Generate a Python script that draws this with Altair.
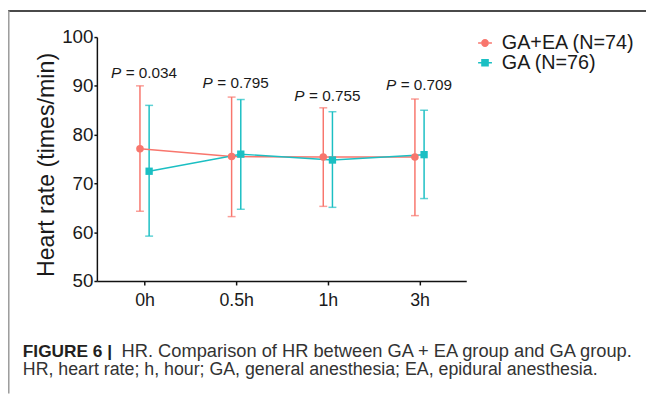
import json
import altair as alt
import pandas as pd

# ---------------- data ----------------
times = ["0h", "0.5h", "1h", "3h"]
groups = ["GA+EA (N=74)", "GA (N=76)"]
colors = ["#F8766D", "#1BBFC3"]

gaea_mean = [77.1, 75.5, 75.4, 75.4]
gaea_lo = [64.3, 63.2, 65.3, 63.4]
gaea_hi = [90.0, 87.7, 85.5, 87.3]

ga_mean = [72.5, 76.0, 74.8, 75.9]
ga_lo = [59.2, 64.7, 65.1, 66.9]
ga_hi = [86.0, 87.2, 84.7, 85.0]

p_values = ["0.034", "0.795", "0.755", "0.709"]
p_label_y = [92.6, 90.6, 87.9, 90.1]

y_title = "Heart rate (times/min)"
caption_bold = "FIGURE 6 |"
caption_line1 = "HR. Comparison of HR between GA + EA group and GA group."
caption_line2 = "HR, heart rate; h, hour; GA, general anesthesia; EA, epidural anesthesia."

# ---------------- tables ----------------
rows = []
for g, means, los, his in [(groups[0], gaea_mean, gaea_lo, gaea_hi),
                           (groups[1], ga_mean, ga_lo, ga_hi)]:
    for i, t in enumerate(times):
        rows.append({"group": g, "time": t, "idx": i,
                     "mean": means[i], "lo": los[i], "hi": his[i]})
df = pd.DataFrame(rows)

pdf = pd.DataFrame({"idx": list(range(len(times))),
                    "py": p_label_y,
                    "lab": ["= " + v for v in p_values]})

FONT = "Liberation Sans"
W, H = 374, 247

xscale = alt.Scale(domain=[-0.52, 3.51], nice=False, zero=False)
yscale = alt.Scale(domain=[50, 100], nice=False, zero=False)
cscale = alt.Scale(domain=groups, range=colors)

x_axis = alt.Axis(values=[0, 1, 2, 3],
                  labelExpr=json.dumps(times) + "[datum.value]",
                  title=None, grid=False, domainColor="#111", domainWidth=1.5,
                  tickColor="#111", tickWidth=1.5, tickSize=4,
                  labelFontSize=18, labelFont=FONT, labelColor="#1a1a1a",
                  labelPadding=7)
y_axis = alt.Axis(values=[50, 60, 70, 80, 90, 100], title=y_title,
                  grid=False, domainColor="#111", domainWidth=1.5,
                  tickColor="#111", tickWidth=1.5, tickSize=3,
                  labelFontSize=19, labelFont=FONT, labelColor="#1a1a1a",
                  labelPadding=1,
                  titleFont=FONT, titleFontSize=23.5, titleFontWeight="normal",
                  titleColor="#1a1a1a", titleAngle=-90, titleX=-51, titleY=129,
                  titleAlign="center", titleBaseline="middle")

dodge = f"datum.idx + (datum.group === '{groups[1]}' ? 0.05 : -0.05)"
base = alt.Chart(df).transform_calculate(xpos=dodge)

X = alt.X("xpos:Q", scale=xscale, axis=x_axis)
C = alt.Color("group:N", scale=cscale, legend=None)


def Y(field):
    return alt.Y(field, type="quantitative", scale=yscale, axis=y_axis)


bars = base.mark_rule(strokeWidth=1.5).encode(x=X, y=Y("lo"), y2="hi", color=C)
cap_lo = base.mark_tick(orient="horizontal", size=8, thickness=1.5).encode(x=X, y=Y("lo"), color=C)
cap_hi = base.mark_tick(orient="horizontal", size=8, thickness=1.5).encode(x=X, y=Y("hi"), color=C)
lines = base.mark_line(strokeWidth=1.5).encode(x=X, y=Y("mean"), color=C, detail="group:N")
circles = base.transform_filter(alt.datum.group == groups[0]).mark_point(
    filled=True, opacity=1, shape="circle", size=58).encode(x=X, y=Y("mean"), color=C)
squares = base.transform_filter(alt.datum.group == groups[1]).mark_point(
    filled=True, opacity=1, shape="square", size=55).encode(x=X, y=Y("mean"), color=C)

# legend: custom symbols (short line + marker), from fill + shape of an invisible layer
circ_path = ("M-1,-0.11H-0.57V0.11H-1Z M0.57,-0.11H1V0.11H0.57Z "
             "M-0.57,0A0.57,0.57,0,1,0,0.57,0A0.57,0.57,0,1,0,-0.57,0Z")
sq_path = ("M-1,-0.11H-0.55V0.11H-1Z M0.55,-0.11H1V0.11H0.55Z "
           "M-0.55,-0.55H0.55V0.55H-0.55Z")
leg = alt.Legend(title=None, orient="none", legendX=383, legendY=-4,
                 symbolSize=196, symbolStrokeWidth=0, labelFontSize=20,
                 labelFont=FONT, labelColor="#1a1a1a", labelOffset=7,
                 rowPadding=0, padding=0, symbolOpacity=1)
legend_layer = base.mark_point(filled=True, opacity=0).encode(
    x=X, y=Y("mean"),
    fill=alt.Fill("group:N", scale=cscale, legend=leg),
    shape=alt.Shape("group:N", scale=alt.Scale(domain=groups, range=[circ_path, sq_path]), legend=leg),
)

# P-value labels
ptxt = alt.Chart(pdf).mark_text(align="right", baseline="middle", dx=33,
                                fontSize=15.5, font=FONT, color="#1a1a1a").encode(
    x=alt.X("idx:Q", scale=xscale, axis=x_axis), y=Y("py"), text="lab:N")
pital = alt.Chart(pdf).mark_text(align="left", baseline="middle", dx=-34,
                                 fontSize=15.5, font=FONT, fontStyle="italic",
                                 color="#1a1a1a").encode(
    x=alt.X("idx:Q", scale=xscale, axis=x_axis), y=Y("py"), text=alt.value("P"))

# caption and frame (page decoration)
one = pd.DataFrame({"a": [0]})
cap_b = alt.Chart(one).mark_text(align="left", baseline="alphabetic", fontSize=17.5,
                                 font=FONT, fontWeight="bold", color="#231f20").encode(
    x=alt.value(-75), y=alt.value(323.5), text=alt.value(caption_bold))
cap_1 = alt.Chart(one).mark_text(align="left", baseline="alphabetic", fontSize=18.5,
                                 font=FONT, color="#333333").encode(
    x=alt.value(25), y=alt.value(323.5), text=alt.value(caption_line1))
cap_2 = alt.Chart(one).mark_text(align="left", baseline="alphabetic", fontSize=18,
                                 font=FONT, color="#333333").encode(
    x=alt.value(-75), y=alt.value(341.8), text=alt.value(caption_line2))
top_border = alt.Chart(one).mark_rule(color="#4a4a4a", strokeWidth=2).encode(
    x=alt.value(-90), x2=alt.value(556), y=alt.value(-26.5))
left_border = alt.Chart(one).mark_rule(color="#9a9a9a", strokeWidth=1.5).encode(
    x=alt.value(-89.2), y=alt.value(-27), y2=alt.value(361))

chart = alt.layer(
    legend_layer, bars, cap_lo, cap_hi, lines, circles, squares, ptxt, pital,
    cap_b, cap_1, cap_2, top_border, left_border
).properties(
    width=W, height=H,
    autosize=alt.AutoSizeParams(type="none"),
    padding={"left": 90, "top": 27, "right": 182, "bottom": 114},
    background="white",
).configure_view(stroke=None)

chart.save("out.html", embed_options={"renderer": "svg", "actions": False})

■ EXERCISE TASK
Write out, word for word, the lines from the start of the data through the one holding "p_label_y = [92.6, 90.6, 87.9, 90.1]". Omit pictures.

■ IN RESPONSE
Generate a Python script that draws this with Altair.
import json
import altair as alt
import pandas as pd

# ---------------- data ----------------
times = ["0h", "0.5h", "1h", "3h"]
groups = ["GA+EA (N=74)", "GA (N=76)"]
colors = ["#F8766D", "#1BBFC3"]

gaea_mean = [77.1, 75.5, 75.4, 75.4]
gaea_lo = [64.3, 63.2, 65.3, 63.4]
gaea_hi = [90.0, 87.7, 85.5, 87.3]

ga_mean = [72.5, 76.0, 74.8, 75.9]
ga_lo = [59.2, 64.7, 65.1, 66.9]
ga_hi = [86.0, 87.2, 84.7, 85.0]

p_values = ["0.034", "0.795", "0.755", "0.709"]
p_label_y = [92.6, 90.6, 87.9, 90.1]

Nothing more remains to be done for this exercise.